***** Given records

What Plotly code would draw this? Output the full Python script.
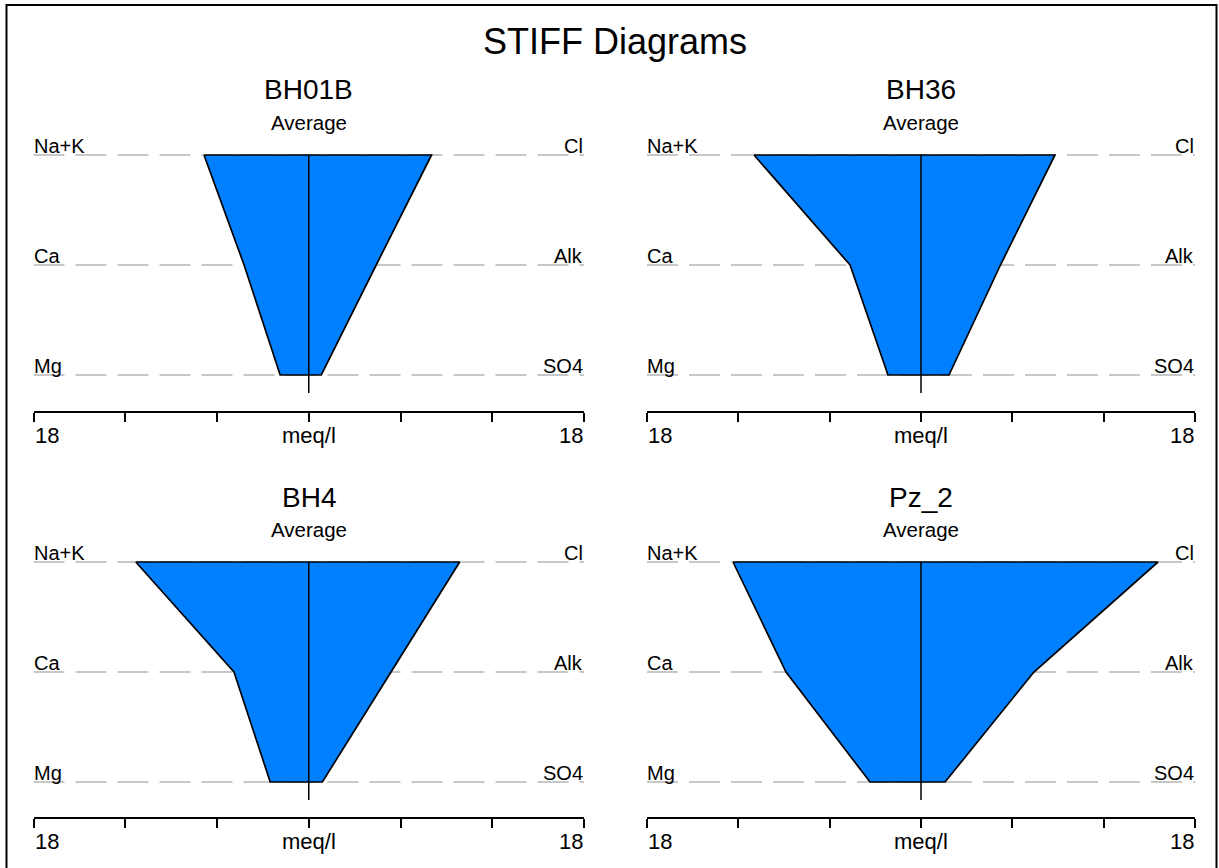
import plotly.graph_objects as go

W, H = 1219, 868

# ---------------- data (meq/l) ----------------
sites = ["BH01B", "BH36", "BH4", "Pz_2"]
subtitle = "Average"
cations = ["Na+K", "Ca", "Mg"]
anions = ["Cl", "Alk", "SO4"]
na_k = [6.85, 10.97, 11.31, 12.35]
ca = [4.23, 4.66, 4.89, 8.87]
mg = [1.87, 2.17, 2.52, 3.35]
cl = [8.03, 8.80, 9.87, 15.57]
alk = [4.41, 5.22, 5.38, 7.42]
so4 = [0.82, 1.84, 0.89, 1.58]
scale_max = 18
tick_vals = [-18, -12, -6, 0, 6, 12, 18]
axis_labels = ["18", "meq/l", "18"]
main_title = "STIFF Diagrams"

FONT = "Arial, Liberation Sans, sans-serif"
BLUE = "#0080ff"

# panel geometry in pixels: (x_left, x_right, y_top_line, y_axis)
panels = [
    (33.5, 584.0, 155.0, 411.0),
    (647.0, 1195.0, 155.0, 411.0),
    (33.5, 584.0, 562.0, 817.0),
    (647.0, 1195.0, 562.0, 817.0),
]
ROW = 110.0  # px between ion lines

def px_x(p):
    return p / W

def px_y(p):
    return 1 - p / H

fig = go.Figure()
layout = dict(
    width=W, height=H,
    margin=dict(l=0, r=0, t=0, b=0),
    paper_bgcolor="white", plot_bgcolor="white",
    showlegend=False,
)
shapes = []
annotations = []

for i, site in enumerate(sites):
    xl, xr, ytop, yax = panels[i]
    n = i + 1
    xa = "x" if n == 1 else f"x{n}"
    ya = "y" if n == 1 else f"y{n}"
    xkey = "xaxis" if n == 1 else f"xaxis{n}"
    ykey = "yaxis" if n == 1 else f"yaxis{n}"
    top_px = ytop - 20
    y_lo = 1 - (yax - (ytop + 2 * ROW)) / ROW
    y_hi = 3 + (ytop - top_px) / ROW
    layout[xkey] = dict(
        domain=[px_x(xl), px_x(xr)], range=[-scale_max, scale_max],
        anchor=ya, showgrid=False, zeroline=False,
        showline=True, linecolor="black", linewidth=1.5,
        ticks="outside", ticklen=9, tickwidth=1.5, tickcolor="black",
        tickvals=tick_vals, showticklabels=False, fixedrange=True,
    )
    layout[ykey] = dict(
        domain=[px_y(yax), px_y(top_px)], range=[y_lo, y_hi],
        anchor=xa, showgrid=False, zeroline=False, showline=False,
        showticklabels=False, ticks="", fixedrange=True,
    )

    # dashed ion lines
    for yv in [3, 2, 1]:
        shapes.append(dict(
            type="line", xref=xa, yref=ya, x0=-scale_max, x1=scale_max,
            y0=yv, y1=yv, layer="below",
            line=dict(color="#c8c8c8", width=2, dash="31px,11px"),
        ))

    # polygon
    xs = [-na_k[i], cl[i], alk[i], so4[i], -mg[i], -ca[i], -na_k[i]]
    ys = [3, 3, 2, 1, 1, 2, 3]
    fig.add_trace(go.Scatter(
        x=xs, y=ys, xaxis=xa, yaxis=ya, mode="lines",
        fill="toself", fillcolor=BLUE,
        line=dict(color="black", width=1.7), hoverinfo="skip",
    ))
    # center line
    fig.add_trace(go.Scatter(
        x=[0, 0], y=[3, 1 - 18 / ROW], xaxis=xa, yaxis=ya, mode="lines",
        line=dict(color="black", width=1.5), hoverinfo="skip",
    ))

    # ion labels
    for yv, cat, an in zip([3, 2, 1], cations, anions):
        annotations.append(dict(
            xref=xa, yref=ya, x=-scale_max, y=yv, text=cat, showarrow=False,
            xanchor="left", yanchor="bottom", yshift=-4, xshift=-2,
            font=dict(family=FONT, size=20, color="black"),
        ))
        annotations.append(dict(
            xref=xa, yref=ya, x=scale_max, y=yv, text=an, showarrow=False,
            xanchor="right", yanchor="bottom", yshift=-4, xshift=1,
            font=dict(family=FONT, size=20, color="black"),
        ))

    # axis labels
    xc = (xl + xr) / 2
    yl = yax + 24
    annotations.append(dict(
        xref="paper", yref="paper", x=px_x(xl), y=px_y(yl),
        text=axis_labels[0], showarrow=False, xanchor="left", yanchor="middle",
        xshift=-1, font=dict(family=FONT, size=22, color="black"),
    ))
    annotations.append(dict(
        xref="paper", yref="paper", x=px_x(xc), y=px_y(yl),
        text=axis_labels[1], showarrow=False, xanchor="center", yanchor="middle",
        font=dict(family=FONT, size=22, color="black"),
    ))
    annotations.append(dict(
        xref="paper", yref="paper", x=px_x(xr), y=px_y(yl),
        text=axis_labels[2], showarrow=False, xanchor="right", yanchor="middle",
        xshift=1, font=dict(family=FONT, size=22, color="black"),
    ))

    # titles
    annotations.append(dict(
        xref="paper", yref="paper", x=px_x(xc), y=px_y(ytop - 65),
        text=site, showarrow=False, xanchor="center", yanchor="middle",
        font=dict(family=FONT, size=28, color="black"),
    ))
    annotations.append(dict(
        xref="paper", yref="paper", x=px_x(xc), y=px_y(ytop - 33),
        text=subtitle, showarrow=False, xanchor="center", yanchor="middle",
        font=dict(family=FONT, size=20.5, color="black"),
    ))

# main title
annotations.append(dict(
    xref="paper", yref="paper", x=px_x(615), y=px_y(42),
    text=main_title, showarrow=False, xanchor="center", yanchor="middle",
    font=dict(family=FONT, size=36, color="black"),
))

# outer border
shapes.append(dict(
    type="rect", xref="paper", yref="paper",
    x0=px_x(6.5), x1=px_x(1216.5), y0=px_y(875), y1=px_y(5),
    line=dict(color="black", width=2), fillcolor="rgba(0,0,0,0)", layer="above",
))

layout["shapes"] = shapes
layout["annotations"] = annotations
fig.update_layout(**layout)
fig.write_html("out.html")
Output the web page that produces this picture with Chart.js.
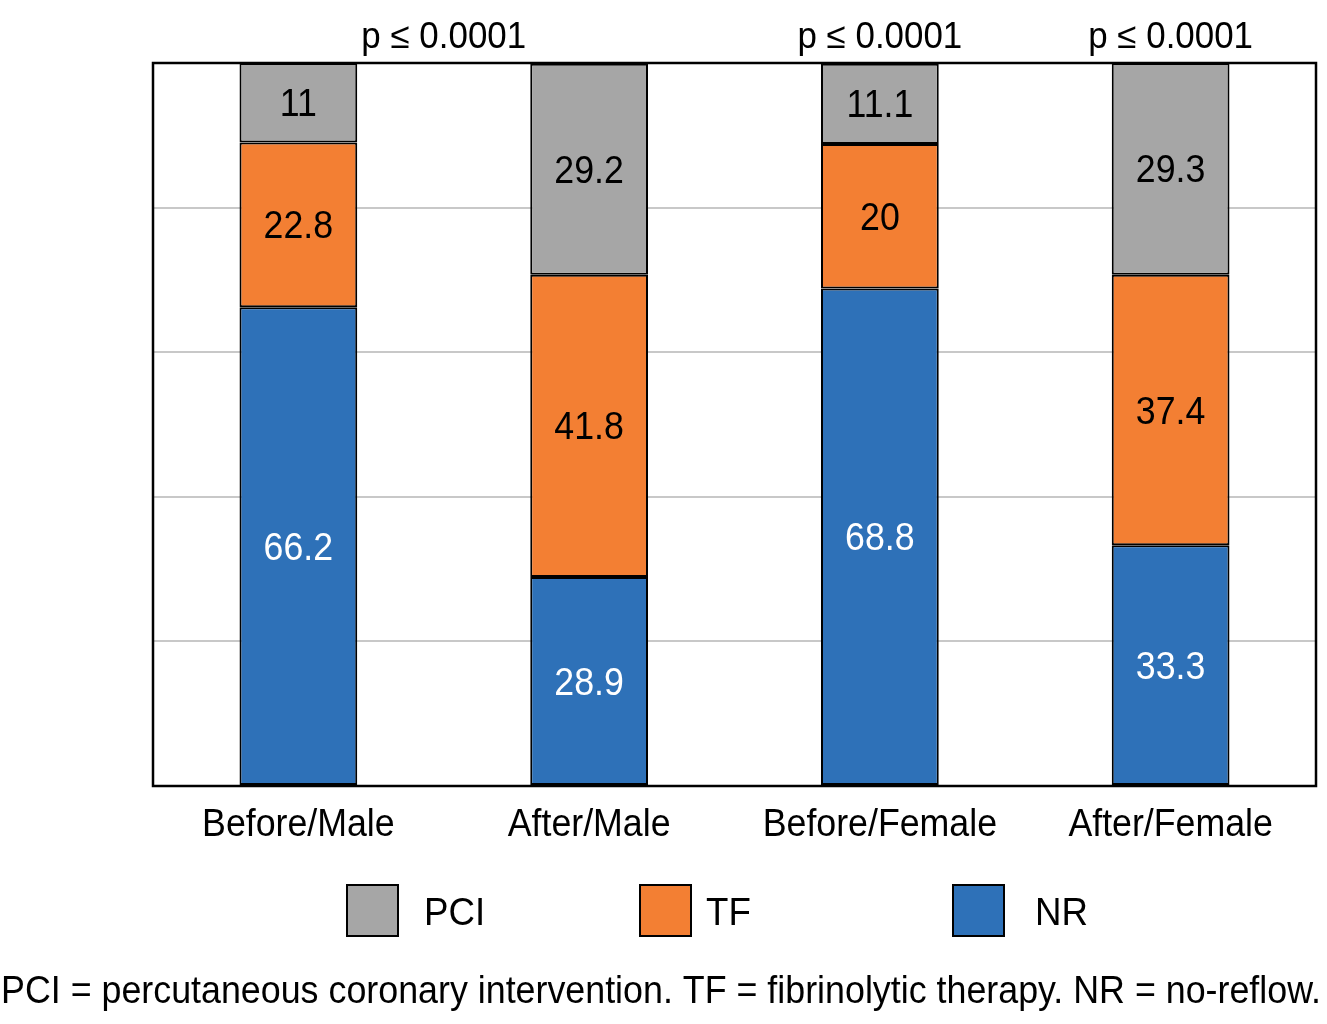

**********

* [Set task]:
Each record above is to be restated exactly, with its pictures removed from the copy.

* [Answer to the problem]:
What Plotly code would draw this? Output the full Python script.
import plotly.graph_objects as go

W, H = 1219, 868

# ---------------- data (meq/l) ----------------
sites = ["BH01B", "BH36", "BH4", "Pz_2"]
subtitle = "Average"
cations = ["Na+K", "Ca", "Mg"]
anions = ["Cl", "Alk", "SO4"]
na_k = [6.85, 10.97, 11.31, 12.35]
ca = [4.23, 4.66, 4.89, 8.87]
mg = [1.87, 2.17, 2.52, 3.35]
cl = [8.03, 8.80, 9.87, 15.57]
alk = [4.41, 5.22, 5.38, 7.42]
so4 = [0.82, 1.84, 0.89, 1.58]
scale_max = 18
tick_vals = [-18, -12, -6, 0, 6, 12, 18]
axis_labels = ["18", "meq/l", "18"]
main_title = "STIFF Diagrams"

FONT = "Arial, Liberation Sans, sans-serif"
BLUE = "#0080ff"

# panel geometry in pixels: (x_left, x_right, y_top_line, y_axis)
panels = [
    (33.5, 584.0, 155.0, 411.0),
    (647.0, 1195.0, 155.0, 411.0),
    (33.5, 584.0, 562.0, 817.0),
    (647.0, 1195.0, 562.0, 817.0),
]
ROW = 110.0  # px between ion lines

def px_x(p):
    return p / W

def px_y(p):
    return 1 - p / H

fig = go.Figure()
layout = dict(
    width=W, height=H,
    margin=dict(l=0, r=0, t=0, b=0),
    paper_bgcolor="white", plot_bgcolor="white",
    showlegend=False,
)
shapes = []
annotations = []

for i, site in enumerate(sites):
    xl, xr, ytop, yax = panels[i]
    n = i + 1
    xa = "x" if n == 1 else f"x{n}"
    ya = "y" if n == 1 else f"y{n}"
    xkey = "xaxis" if n == 1 else f"xaxis{n}"
    ykey = "yaxis" if n == 1 else f"yaxis{n}"
    top_px = ytop - 20
    y_lo = 1 - (yax - (ytop + 2 * ROW)) / ROW
    y_hi = 3 + (ytop - top_px) / ROW
    layout[xkey] = dict(
        domain=[px_x(xl), px_x(xr)], range=[-scale_max, scale_max],
        anchor=ya, showgrid=False, zeroline=False,
        showline=True, linecolor="black", linewidth=1.5,
        ticks="outside", ticklen=9, tickwidth=1.5, tickcolor="black",
        tickvals=tick_vals, showticklabels=False, fixedrange=True,
    )
    layout[ykey] = dict(
        domain=[px_y(yax), px_y(top_px)], range=[y_lo, y_hi],
        anchor=xa, showgrid=False, zeroline=False, showline=False,
        showticklabels=False, ticks="", fixedrange=True,
    )

    # dashed ion lines
    for yv in [3, 2, 1]:
        shapes.append(dict(
            type="line", xref=xa, yref=ya, x0=-scale_max, x1=scale_max,
            y0=yv, y1=yv, layer="below",
            line=dict(color="#c8c8c8", width=2, dash="31px,11px"),
        ))

    # polygon
    xs = [-na_k[i], cl[i], alk[i], so4[i], -mg[i], -ca[i], -na_k[i]]
    ys = [3, 3, 2, 1, 1, 2, 3]
    fig.add_trace(go.Scatter(
        x=xs, y=ys, xaxis=xa, yaxis=ya, mode="lines",
        fill="toself", fillcolor=BLUE,
        line=dict(color="black", width=1.7), hoverinfo="skip",
    ))
    # center line
    fig.add_trace(go.Scatter(
        x=[0, 0], y=[3, 1 - 18 / ROW], xaxis=xa, yaxis=ya, mode="lines",
        line=dict(color="black", width=1.5), hoverinfo="skip",
    ))

    # ion labels
    for yv, cat, an in zip([3, 2, 1], cations, anions):
        annotations.append(dict(
            xref=xa, yref=ya, x=-scale_max, y=yv, text=cat, showarrow=False,
            xanchor="left", yanchor="bottom", yshift=-4, xshift=-2,
            font=dict(family=FONT, size=20, color="black"),
        ))
        annotations.append(dict(
            xref=xa, yref=ya, x=scale_max, y=yv, text=an, showarrow=False,
            xanchor="right", yanchor="bottom", yshift=-4, xshift=1,
            font=dict(family=FONT, size=20, color="black"),
        ))

    # axis labels
    xc = (xl + xr) / 2
    yl = yax + 24
    annotations.append(dict(
        xref="paper", yref="paper", x=px_x(xl), y=px_y(yl),
        text=axis_labels[0], showarrow=False, xanchor="left", yanchor="middle",
        xshift=-1, font=dict(family=FONT, size=22, color="black"),
    ))
    annotations.append(dict(
        xref="paper", yref="paper", x=px_x(xc), y=px_y(yl),
        text=axis_labels[1], showarrow=False, xanchor="center", yanchor="middle",
        font=dict(family=FONT, size=22, color="black"),
    ))
    annotations.append(dict(
        xref="paper", yref="paper", x=px_x(xr), y=px_y(yl),
        text=axis_labels[2], showarrow=False, xanchor="right", yanchor="middle",
        xshift=1, font=dict(family=FONT, size=22, color="black"),
    ))

    # titles
    annotations.append(dict(
        xref="paper", yref="paper", x=px_x(xc), y=px_y(ytop - 65),
        text=site, showarrow=False, xanchor="center", yanchor="middle",
        font=dict(family=FONT, size=28, color="black"),
    ))
    annotations.append(dict(
        xref="paper", yref="paper", x=px_x(xc), y=px_y(ytop - 33),
        text=subtitle, showarrow=False, xanchor="center", yanchor="middle",
        font=dict(family=FONT, size=20.5, color="black"),
    ))

# main title
annotations.append(dict(
    xref="paper", yref="paper", x=px_x(615), y=px_y(42),
    text=main_title, showarrow=False, xanchor="center", yanchor="middle",
    font=dict(family=FONT, size=36, color="black"),
))

# outer border
shapes.append(dict(
    type="rect", xref="paper", yref="paper",
    x0=px_x(6.5), x1=px_x(1216.5), y0=px_y(875), y1=px_y(5),
    line=dict(color="black", width=2), fillcolor="rgba(0,0,0,0)", layer="above",
))

layout["shapes"] = shapes
layout["annotations"] = annotations
fig.update_layout(**layout)
fig.write_html("out.html")
Output the web page that produces this picture with Chart.js.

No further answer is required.